Hyatt overhaul campaign hires a former Miami commissioner once jailed for fraud
When Hyatt Hotels Corp. launched an effort to win voter approval for plans to redevelop the downtown Regency hotel and James L. Knight Center, the company tapped a few local political consultants who are perennial campaign advisers. Their highest paid adviser was previously jailed for fraud.
Humberto “Bert” Hernandez, the former Miami city commissioner who was jailed for mortgage fraud and voter fraud more than two decades ago, is Hyatt’s top paid consultant on the campaign to win a 99-year lease extension and the right to build three skyscrapers on four city-owned acres near the mouth of the Miami River.
In the Nov. 8 election, voters inside Miami city limits will decide whether the city should extend an existing lease and allow the redevelopment of the property.

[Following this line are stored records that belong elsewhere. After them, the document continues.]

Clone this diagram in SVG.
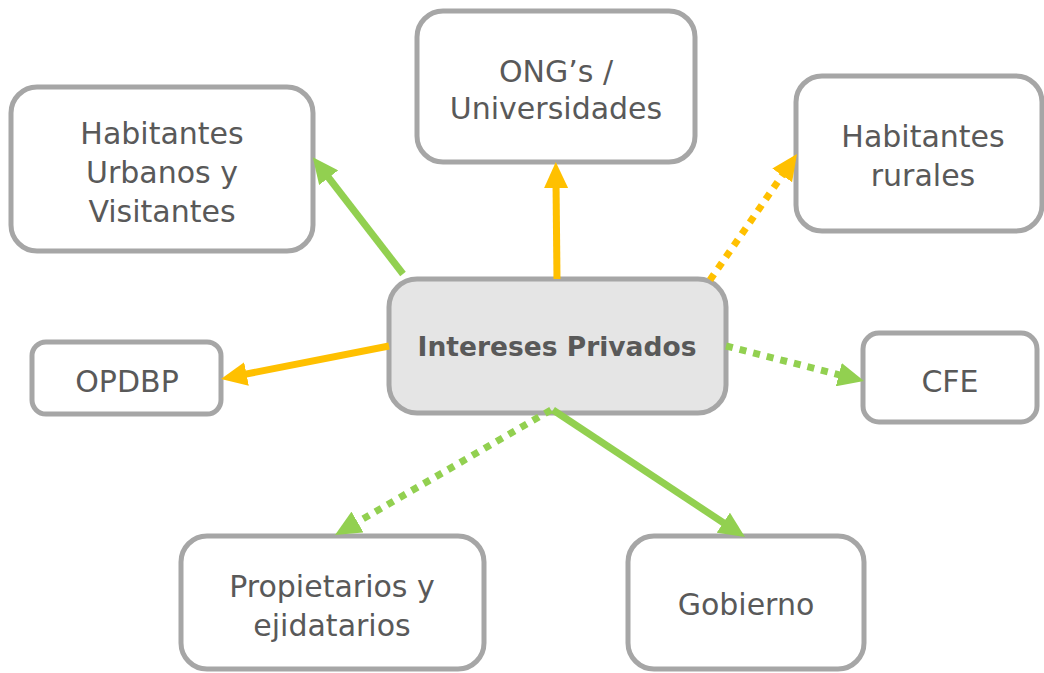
<svg xmlns="http://www.w3.org/2000/svg" width="1044" height="673" viewBox="0 0 1044 673">
<defs>
<style>
.box{fill:#ffffff;stroke:#a6a6a6;stroke-width:5}
.center{fill:#e5e5e5;stroke:#a6a6a6;stroke-width:5}
.t{font-family:"DejaVu Sans",sans-serif;font-size:30px;fill:#595959;text-anchor:middle;dominant-baseline:central}
.tb{font-family:"DejaVu Sans",sans-serif;font-size:26.5px;font-weight:bold;fill:#595959;text-anchor:middle;dominant-baseline:central}
.g{stroke:#92d050;stroke-width:7;fill:none}
.o{stroke:#ffc000;stroke-width:7;fill:none}
.dot{stroke-dasharray:7 7}
</style>
<marker id="ag" markerUnits="userSpaceOnUse" markerWidth="26" markerHeight="24" refX="6" refY="12" orient="auto" viewBox="0 0 26 24"><path d="M0,0 L26,12 L0,24 z" fill="#92d050"/></marker>
<marker id="ao" markerUnits="userSpaceOnUse" markerWidth="26" markerHeight="24" refX="6" refY="12" orient="auto" viewBox="0 0 26 24"><path d="M0,0 L26,12 L0,24 z" fill="#ffc000"/></marker>
</defs>
<rect width="1044" height="673" fill="#ffffff"/>
<g id="n-urbanos"><rect class="box" x="11" y="87" width="302" height="164" rx="26"/><text class="t" x="162" y="133">Habitantes</text><text class="t" x="162" y="172">Urbanos y</text><text class="t" x="162" y="211">Visitantes</text></g>
<g id="n-ong"><rect class="box" x="417" y="11" width="278" height="151" rx="26"/><text class="t" x="556" y="71">ONG’s /</text><text class="t" x="556" y="108">Universidades</text></g>
<g id="n-rurales"><rect class="box" x="796" y="76" width="246" height="155" rx="26"/><text class="t" x="923" y="136">Habitantes</text><text class="t" x="923" y="175">rurales</text></g>
<g id="n-opdbp"><rect class="box" x="32" y="342" width="189" height="72" rx="14"/><text class="t" x="127" y="381">OPDBP</text></g>
<g id="n-cfe"><rect class="box" x="863" y="333" width="174" height="89" rx="16"/><text class="t" x="950" y="381">CFE</text></g>
<g id="n-prop"><rect class="box" x="181" y="536" width="303" height="133" rx="26"/><text class="t" x="332" y="586">Propietarios y</text><text class="t" x="332" y="625">ejidatarios</text></g>
<g id="n-gob"><rect class="box" x="628" y="536" width="236" height="133" rx="26"/><text class="t" x="746" y="604">Gobierno</text></g>
<g id="n-center"><rect class="center" x="389" y="279" width="337" height="134" rx="28"/><text class="tb" x="557" y="346">Intereses Privados</text></g>
<g id="connectors">
<line class="g" x1="403" y1="274" x2="325" y2="173" marker-end="url(#ag)"/>
<line class="o" x1="557" y1="279" x2="556" y2="182" marker-end="url(#ao)"/>
<line class="o dot" x1="710" y1="280" x2="785.6" y2="170.5" marker-end="url(#ao)"/>
<line class="o" x1="389" y1="346" x2="240.6" y2="375.1" marker-end="url(#ao)"/>
<line class="g dot" x1="726" y1="346" x2="844.6" y2="376.1" marker-end="url(#ag)"/>
<line class="g dot" x1="551" y1="410" x2="352.3" y2="525" marker-end="url(#ag)"/>
<line class="g" x1="553" y1="410" x2="728.3" y2="526" marker-end="url(#ag)"/>
</g>
</svg>
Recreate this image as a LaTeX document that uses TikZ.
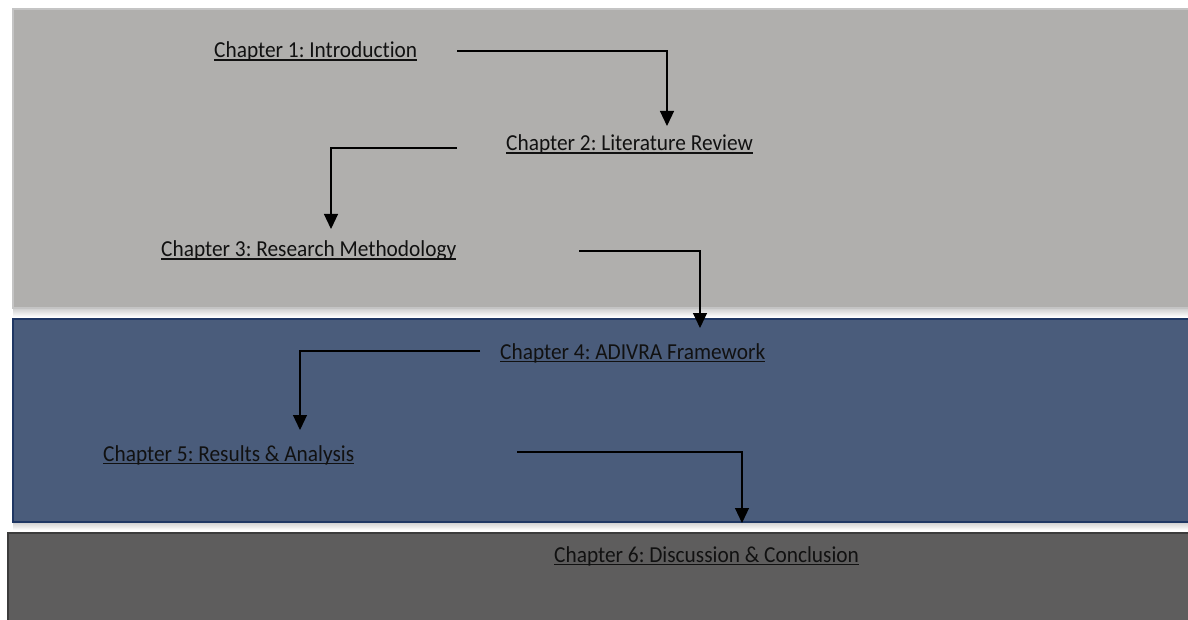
\documentclass[tikz,border=0pt]{standalone}
\usepackage{fontspec}
\usepackage{graphicx}
\setmainfont[Ligatures=NoCommon]{Carlito}
\usetikzlibrary{arrows.meta}
\frenchspacing

% underlined chapter label with a solid rule just below the baseline
\newcommand\chapul[1]{\setbox0\hbox{\scalebox{1}[1.07]{#1}}\rlap{\raisebox{-2.6pt}{\rule{\wd0}{1.1pt}}}\box0}

\definecolor{bandlight}{HTML}{B0AFAD}
\definecolor{bandlightedge}{HTML}{C4C4C4}
\definecolor{bandblue}{HTML}{4A5C7B}
\definecolor{bandblueedge}{HTML}{1F3763}
\definecolor{banddark}{HTML}{5E5D5D}
\definecolor{banddarkedge}{HTML}{3C3C3C}
\definecolor{labeltext}{HTML}{111111}

\tikzset{
  chapter/.style={anchor=base west, inner sep=0pt, text=labeltext,
    font=\fontsize{21.35}{25}\selectfont},
  link/.style={draw=black, line width=1.2pt,
    -{Triangle[width=14pt,length=15pt]}},
  dropshadow/.style={top color=black!22, bottom color=white, draw=none}
}

\begin{document}
\begin{tikzpicture}[x=1pt,y=-1pt]
  \useasboundingbox (0,0) rectangle (1188,620);
  \fill[white] (0,0) rectangle (1188,620);

  % horizontal bands
  \shade[dropshadow] (13,307) rectangle (1188,317);
  \filldraw[fill=bandlight, draw=bandlightedge, line width=1.5pt]
    (13,9) rectangle (1192,308);
  \shade[dropshadow] (13,521) rectangle (1188,530);
  \filldraw[fill=bandblue, draw=bandblueedge, line width=1.6pt]
    (13,319) rectangle (1192,522);
  \filldraw[fill=banddark, draw=banddarkedge, line width=2pt]
    (8,533) rectangle (1192,625);

  % chapter labels
  \node[chapter] (ch1) at (214,58)  {\chapul{Chapter 1: Introduction}};
  \node[chapter] (ch2) at (506,151) {\chapul{Chapter 2: Literature Review}};
  \node[chapter] (ch3) at (161,257) {\chapul{Chapter 3: Research Methodology}};
  \node[chapter] (ch4) at (500,359) {\chapul{Chapter 4: ADIVRA Framework}};
  \node[chapter] (ch5) at (103,461) {\chapul{Chapter 5: Results \& Analysis}};
  \node[chapter] (ch6) at (554,562) {\chapul{Chapter 6: Discussion \& Conclusion}};

  % connectors between consecutive chapters
  \draw[link] ([shift={(243pt,7pt)}]ch1.base west) -| ([shift={(161pt,25pt)}]ch2.base west);
  \draw[link] ([shift={(-49pt,3pt)}]ch2.base west) -| ([shift={(170pt,28pt)}]ch3.base west);
  \draw[link] ([shift={(418pt,6pt)}]ch3.base west) -| ([shift={(200pt,31pt)}]ch4.base west);
  \draw[link] ([shift={(-20pt,8pt)}]ch4.base west) -| ([shift={(197pt,31pt)}]ch5.base west);
  \draw[link] ([shift={(414pt,9pt)}]ch5.base west) -| ([shift={(188pt,39pt)}]ch6.base west);
\end{tikzpicture}
\end{document}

Campaign finance records show a company owned by Hernandez, H.E.H. & Associates, received $160,000 — the most so far in the campaign, and nearly half of the money Hyatt has spent to campaign for a yes vote.
In a text message this week, Hernandez told the Miami Herald his firm has been involved with political and issue-oriented campaigns for decades.
“As to my involvement in this particular campaign, I can tell you that I have worked on numerous mailers, radio spots and community grassroots activities which will include Election Day activities,” Hernandez wrote.
A spokesperson for the campaign said in a statement that H.E.H. & Associates is being paid to “assist with the campaign’s voter outreach, community engagement, and Spanish-language media placement efforts designed to communicate the benefits” of the redevelopment proposal.
Hernandez left public office more than 20 years ago in a flurry of controversy and legal trouble. He was twice suspended by the governor after he was charged with fraud. First, he was charged in the cover-up of voter fraud during Miami’s 1997 city election. After then-Governor Lawton Chiles suspended him from office, voters returned him to City Hall during a special election. A year later, he was indicted on separate mortgage fraud charges.
A former public defender and assistant city attorney for Miami, Hernandez was disbarred. In separate cases, he was convicted of being an accessory to covering up voter fraud and conspiracy to commit bank, wire and mail fraud. He served more than three years in prison before he was released in 2002.
He’s run an insurance adjustment firm, National Claims Consultants and Estimation Services, for about a decade, according to state business records. Now, he’s back in the political sphere at Miami City Hall.
Hernandez has registered to lobby at Miami City Hall for four clients since 2020, according to public records. He’s represented IKE Smart City, a company that sells informational digital kiosks, and Suntex Marina Investors, one of the firms that vied for the redevelopment of city-owned Rickenbacker Marina during a drawn-out, controversial public bid that was never realized. More recently, he’s registered to lobby for NR Investments, a company that submitted an unsolicited proposal to redeveop 18 city-owned acres in Allapattah, and Lime, one of the companies that wants to operate electric scooters in Miami’s urban core.
Hernandez was also at lunch with Miami Commissioner Alex Díaz de la Portilla when the commissioner was involved in an altercation with lobbyist Carlos J. Gimenez, the son of U.S. Rep. Carlos Gimenez — a slap heard around Miami’s political world in February. Prosecutors dropped the lone battery charge against Carlos J. Gimenez in that case.
Hyatt has also hired other local movers and shakers to get out the vote.
It has paid $15,000 to Christian Ulvert, political adviser to Miami-Dade Mayor Daniella Levine Cava and part of South Florida’s Democratic establishment. Hyatt hired Barbara Hardemon, a veteran of local campaigns and part of a family with a long history in Miami-Dade politics that includes her nephew Miami-Dade Commissioner Keon Hardemon. Her company has received $65,000.